(RECORDS PROVIDED):
start

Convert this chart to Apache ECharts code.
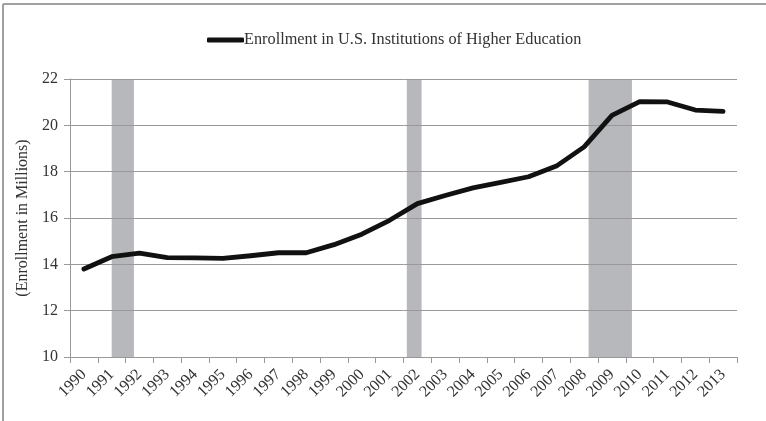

end
start

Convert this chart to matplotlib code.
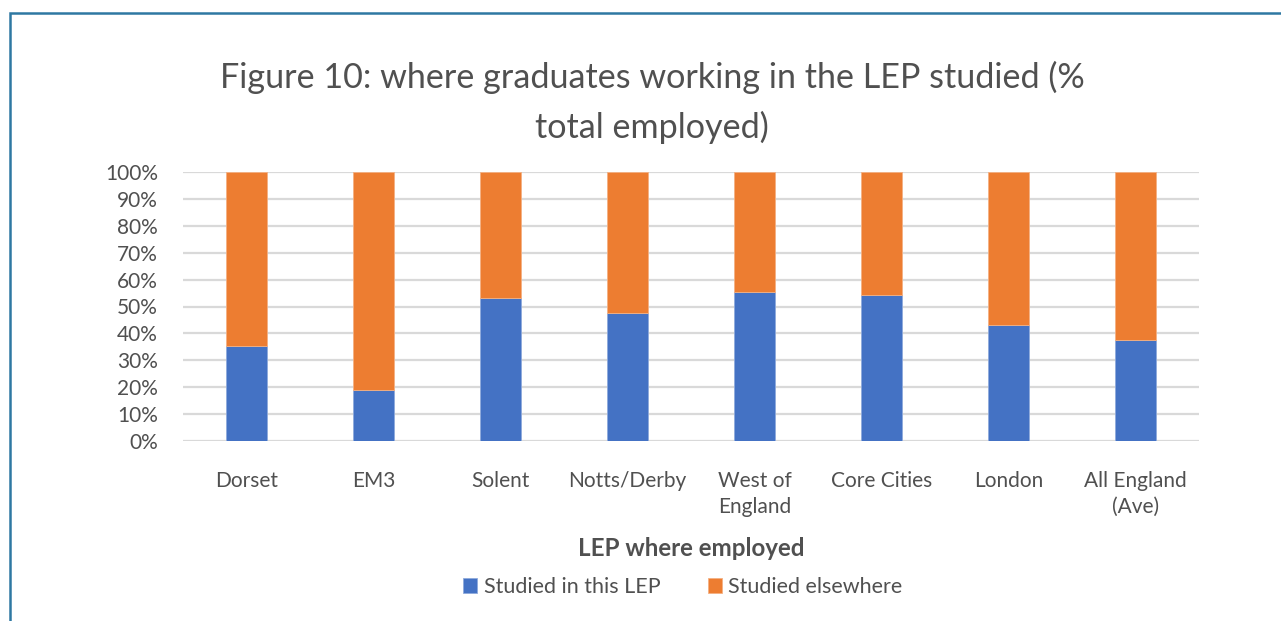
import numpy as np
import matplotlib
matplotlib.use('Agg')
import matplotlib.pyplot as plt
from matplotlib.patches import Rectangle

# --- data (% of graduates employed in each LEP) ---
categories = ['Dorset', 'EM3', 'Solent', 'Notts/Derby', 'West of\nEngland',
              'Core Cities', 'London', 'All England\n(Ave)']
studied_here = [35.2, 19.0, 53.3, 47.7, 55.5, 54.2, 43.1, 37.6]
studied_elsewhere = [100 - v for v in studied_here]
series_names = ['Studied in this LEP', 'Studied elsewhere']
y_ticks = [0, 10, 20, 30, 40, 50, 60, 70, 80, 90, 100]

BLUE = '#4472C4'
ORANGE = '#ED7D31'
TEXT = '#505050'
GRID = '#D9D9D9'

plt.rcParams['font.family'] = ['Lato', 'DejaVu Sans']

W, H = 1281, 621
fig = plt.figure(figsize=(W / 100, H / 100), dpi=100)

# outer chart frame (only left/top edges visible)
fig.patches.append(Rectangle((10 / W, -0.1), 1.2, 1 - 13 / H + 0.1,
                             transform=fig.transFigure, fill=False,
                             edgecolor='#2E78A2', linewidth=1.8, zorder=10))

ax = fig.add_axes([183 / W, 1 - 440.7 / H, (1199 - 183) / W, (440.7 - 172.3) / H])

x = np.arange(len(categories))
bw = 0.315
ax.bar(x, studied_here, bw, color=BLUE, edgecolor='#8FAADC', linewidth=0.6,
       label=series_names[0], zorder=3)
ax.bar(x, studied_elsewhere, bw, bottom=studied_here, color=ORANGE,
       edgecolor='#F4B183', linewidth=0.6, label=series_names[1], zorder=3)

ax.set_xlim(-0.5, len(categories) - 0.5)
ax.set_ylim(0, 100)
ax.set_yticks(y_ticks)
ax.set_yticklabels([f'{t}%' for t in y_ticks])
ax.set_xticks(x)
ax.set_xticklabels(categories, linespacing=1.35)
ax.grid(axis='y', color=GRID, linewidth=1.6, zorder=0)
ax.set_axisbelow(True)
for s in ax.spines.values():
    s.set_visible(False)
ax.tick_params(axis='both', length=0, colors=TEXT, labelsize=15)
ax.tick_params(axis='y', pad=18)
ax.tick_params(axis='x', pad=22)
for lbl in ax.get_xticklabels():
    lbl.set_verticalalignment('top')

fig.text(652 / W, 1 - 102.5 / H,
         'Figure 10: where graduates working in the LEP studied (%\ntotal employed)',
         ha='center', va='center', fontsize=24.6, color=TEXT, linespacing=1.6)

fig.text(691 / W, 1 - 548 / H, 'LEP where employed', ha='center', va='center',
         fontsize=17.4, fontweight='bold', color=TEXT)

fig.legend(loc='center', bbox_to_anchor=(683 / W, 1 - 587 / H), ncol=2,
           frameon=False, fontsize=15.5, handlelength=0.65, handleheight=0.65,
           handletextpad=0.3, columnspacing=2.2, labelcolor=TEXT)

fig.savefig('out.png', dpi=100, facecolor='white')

end

(YOUR TASK): Give again, word for word, the part that opens with the line containing "Convert this chart to matplotlib code." and closes with the one containing "from matplotlib.patches import Rectangle". Include both of those lines and skip all pictures.

(RESULT FOR THIS TASK):
Convert this chart to matplotlib code.
import numpy as np
import matplotlib
matplotlib.use('Agg')
import matplotlib.pyplot as plt
from matplotlib.patches import Rectangle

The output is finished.